● Exercise requirements: Filter the entries below, keeping only lines with the word "Write".

● Extracted information:

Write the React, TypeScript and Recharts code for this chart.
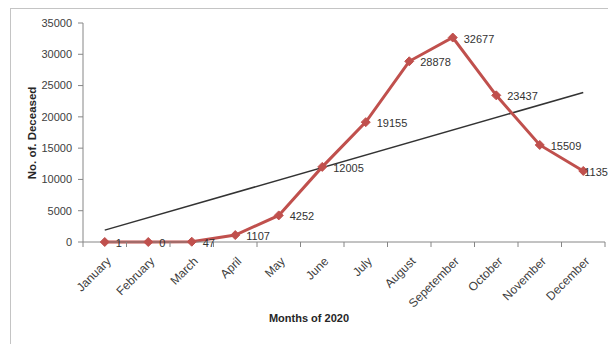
import React from "react";
import { LineChart, Line, XAxis, YAxis, LabelList, Label } from "recharts";

const months = [
  "January", "February", "March", "April", "May", "June",
  "July", "August", "Sepetember", "October", "November", "December",
];
const deceased = [1, 0, 47, 1107, 4252, 12005, 19155, 28878, 32677, 23437, 15509, 11359];
// linear trend line, only the two ends are drawn and joined
const trend = [1900, null, null, null, null, null, null, null, null, null, null, 23900];
const yTicks = [0, 5000, 10000, 15000, 20000, 25000, 30000, 35000];

const data = months.map((m, i) => ({ month: m, deceased: deceased[i], trend: trend[i] }));

const FONT = "'Liberation Sans', Arial, sans-serif";
const RED = "#C0504D";
const AXIS = "#868686";
const BAND = 522 / 12;

const Diamond = (props: any) => {
  const { cx, cy } = props;
  if (cx == null || cy == null) return null;
  const r = 4.5;
  return (
    <polygon
      points={`${cx},${cy - r} ${cx + r},${cy} ${cx},${cy + r} ${cx - r},${cy}`}
      fill={RED}
      stroke={RED}
    />
  );
};

const XTick = (props: any) => {
  const { x, y, payload, index } = props;
  const last = index === months.length - 1;
  const tx = x + 7;
  const ty = y + 20;
  return (
    <g>
      <line x1={x - BAND / 2} y1={y} x2={x - BAND / 2} y2={y + 5} stroke={AXIS} />
      {last && <line x1={x + BAND / 2} y1={y} x2={x + BAND / 2} y2={y + 5} stroke={AXIS} />}
      <text
        x={tx}
        y={ty}
        transform={`rotate(-45, ${tx}, ${ty})`}
        textAnchor="end"
        fontSize={12}
        fontFamily={FONT}
        fill="#404040"
      >
        {payload.value}
      </text>
    </g>
  );
};

const ValueLabel = (props: any) => {
  const { x, y, value, index } = props;
  const dx = index === months.length - 1 ? 1 : 11;
  return (
    <text
      x={x + dx}
      y={y + 1}
      dominantBaseline="central"
      fontSize={11}
      fontFamily={FONT}
      fill="#333"
    >
      {value}
    </text>
  );
};

export default function App() {
  return (
    <div style={{ position: "absolute", left: 0, top: 0, width: 608, height: 344, overflow: "hidden", background: "#fff" }}>
      <div
        style={{
          position: "absolute",
          left: 10,
          top: 8,
          width: 640,
          height: 400,
          border: "1px solid #c4c4c4",
        }}
      />
      <div style={{ position: "absolute", left: 0, top: 0 }}>
        <LineChart width={608} height={344} data={data} margin={{ top: 23, right: 3, bottom: 0, left: 0 }}>
          <XAxis
            dataKey="month"
            scale="band"
            height={102}
            interval={0}
            tickLine={false}
            tickSize={0}
            tickMargin={0}
            axisLine={{ stroke: AXIS }}
            tick={<XTick />}
          >
            <Label
              content={() => (
                <text x={309} y={322} textAnchor="middle" fontSize={11} fontWeight="bold" fontFamily={FONT} fill="#262626">
                  Months of 2020
                </text>
              )}
            />
          </XAxis>
          <YAxis
            width={83}
            domain={[0, 35000]}
            ticks={yTicks}
            interval={0}
            tickSize={5}
            tickMargin={6}
            tickLine={{ stroke: AXIS }}
            axisLine={{ stroke: AXIS }}
            tick={{ fontSize: 11, fontFamily: FONT, fill: "#404040" }}
          >
            <Label
              content={() => (
                <text
                  x={36}
                  y={133}
                  transform="rotate(-90, 36, 133)"
                  textAnchor="middle"
                  fontSize={11.5}
                  fontWeight="bold"
                  fontFamily={FONT}
                  fill="#262626"
                >
                  No. of. Deceased
                </text>
              )}
            />
          </YAxis>
          <Line
            dataKey="trend"
            stroke="#333"
            strokeWidth={1.5}
            dot={false}
            connectNulls
            isAnimationActive={false}
          />
          <Line
            dataKey="deceased"
            stroke={RED}
            strokeWidth={3}
            dot={<Diamond />}
            isAnimationActive={false}
          >
            <LabelList dataKey="deceased" content={<ValueLabel />} />
          </Line>
        </LineChart>
      </div>
    </div>
  );
}
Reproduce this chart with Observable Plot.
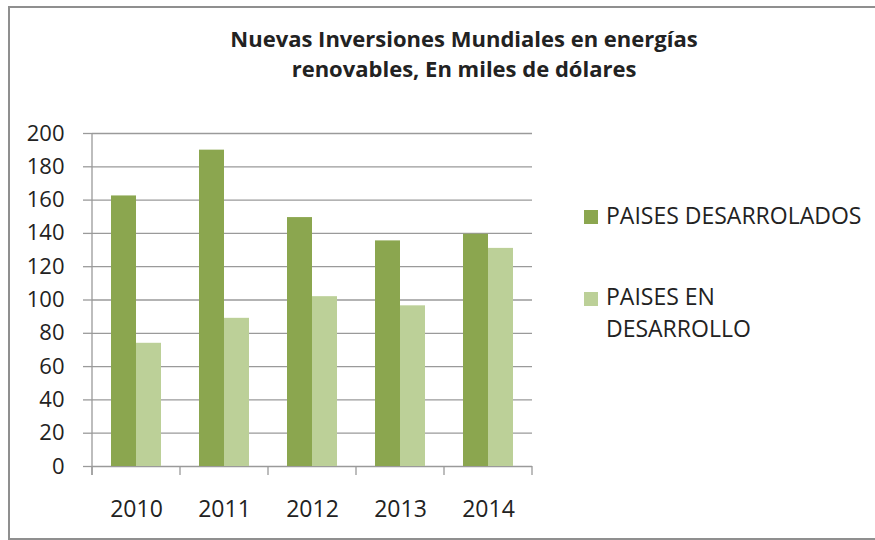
<!DOCTYPE html>
<html>
<head>
<meta charset="utf-8">
<script src="https://cdn.jsdelivr.net/npm/d3@7"></script>
<script src="https://cdn.jsdelivr.net/npm/@observablehq/plot@0.6"></script>
<style>
  html, body { margin: 0; padding: 0; background: #fff; overflow: hidden; }
  #wrap { position: relative; width: 875px; height: 540px; font-family: "Open Sans", sans-serif; color: #222; }
  #border { position: absolute; left: 8px; top: 6px; width: 900px; height: 534px; box-sizing: border-box; border: 2px solid #8f8f8f; }
  #chart { position: absolute; left: 0; top: 0; }
  #title { position: absolute; left: 64px; top: 23px; width: 800px; text-align: center; font-weight: 700; font-size: 22px; line-height: 30px; }
  .leg { position: absolute; left: 584px; font-size: 23px; line-height: 32px; }
  .sw { position: absolute; width: 14px; height: 14px; left: 0; }
  .lt { position: absolute; left: 22px; white-space: nowrap; }
</style>
</head>
<body>
<div id="wrap">
  <div id="border"></div>
  <div id="chart"></div>
  <div id="title"></div>
  <div id="legend"></div>
</div>
<script>
const titleLines = ["Nuevas Inversiones Mundiales en energías", "renovables, En miles de dólares"];
const years = ["2010", "2011", "2012", "2013", "2014"];
const series = ["PAISES DESARROLADOS", "PAISES EN DESARROLLO"];
const legendLines = [["PAISES DESARROLADOS"], ["PAISES EN", "DESARROLLO"]];
const desarrollados = [162.5, 190, 149.5, 135.5, 139.5];
const enDesarrollo = [74, 89, 102, 96.5, 131];
const yTicks = [0, 20, 40, 60, 80, 100, 120, 140, 160, 180, 200];
const colors = ["#8ba64f", "#bcd098"];

const data = [];
years.forEach((yr, i) => {
  data.push({year: yr, series: series[0], value: desarrollados[i]});
  data.push({year: yr, series: series[1], value: enDesarrollo[i]});
});

const gridColor = "#9a9a9a";

const chart = Plot.plot({
  width: 875,
  height: 540,
  marginLeft: 91,
  marginRight: 343,
  marginTop: 133,
  marginBottom: 74,
  style: {fontFamily: "Open Sans, sans-serif", fontSize: "22px", color: "#222", background: "transparent", overflow: "visible"},
  fx: {domain: years, padding: 0, label: null},
  x: {domain: series, paddingInner: 0, paddingOuter: 0.76, axis: null},
  y: {domain: [0, 200], label: null},
  color: {domain: series, range: colors},
  marks: [
    Plot.gridY(yTicks, {stroke: gridColor, strokeOpacity: 1, strokeWidth: 1.3}),
    Plot.barY(data, {fx: "year", x: "series", y: "value", fill: "series"}),
    Plot.axisY(yTicks, {tickSize: 9, tickPadding: 19, stroke: gridColor, strokeOpacity: 1, strokeWidth: 1.3, fill: "#222", fontSize: 22, tickFormat: d => String(d)}),
    Plot.axisFx({anchor: "bottom", tickSize: 0, tickPadding: 34, fill: "#222", fontSize: 23, label: null})
  ]
});
document.getElementById("chart").appendChild(chart);

// axis line and category boundary ticks, from the plot's own scales
const fx = chart.scale("fx");
const y = chart.scale("y");
const bounds = years.map(d => fx.apply(d)).concat([fx.apply(years[years.length - 1]) + fx.bandwidth]);
const svg = d3.select(chart);
const g = svg.append("g").attr("stroke", gridColor).attr("stroke-width", 1.3);
g.append("line").attr("x1", bounds[0]).attr("x2", bounds[0]).attr("y1", y.apply(200)).attr("y2", y.apply(0) + 9);
bounds.forEach(b => {
  g.append("line").attr("x1", b).attr("x2", b).attr("y1", y.apply(0)).attr("y2", y.apply(0) + 9);
});

// title
document.getElementById("title").innerHTML = titleLines.join("<br>");

// legend
const legend = document.getElementById("legend");
const legTops = [199, 280];
const swTops = [11, 12];
legendLines.forEach((lines, i) => {
  const item = document.createElement("div");
  item.className = "leg";
  item.style.top = legTops[i] + "px";
  const sw = document.createElement("div");
  sw.className = "sw";
  sw.style.background = colors[i];
  sw.style.top = swTops[i] + "px";
  const t = document.createElement("div");
  t.className = "lt";
  t.innerHTML = lines.join("<br>");
  item.appendChild(sw);
  item.appendChild(t);
  legend.appendChild(item);
});
</script>
</body>
</html>
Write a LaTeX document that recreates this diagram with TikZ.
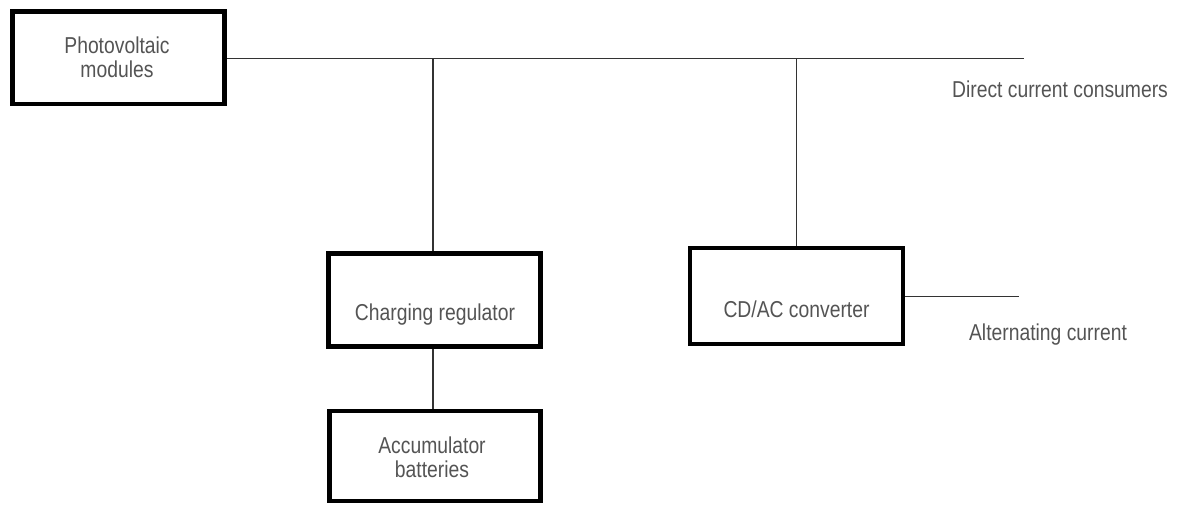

● Response for this exercise:
Write the React, TypeScript and Recharts code for this chart.
Write a LaTeX document that recreates this diagram with TikZ.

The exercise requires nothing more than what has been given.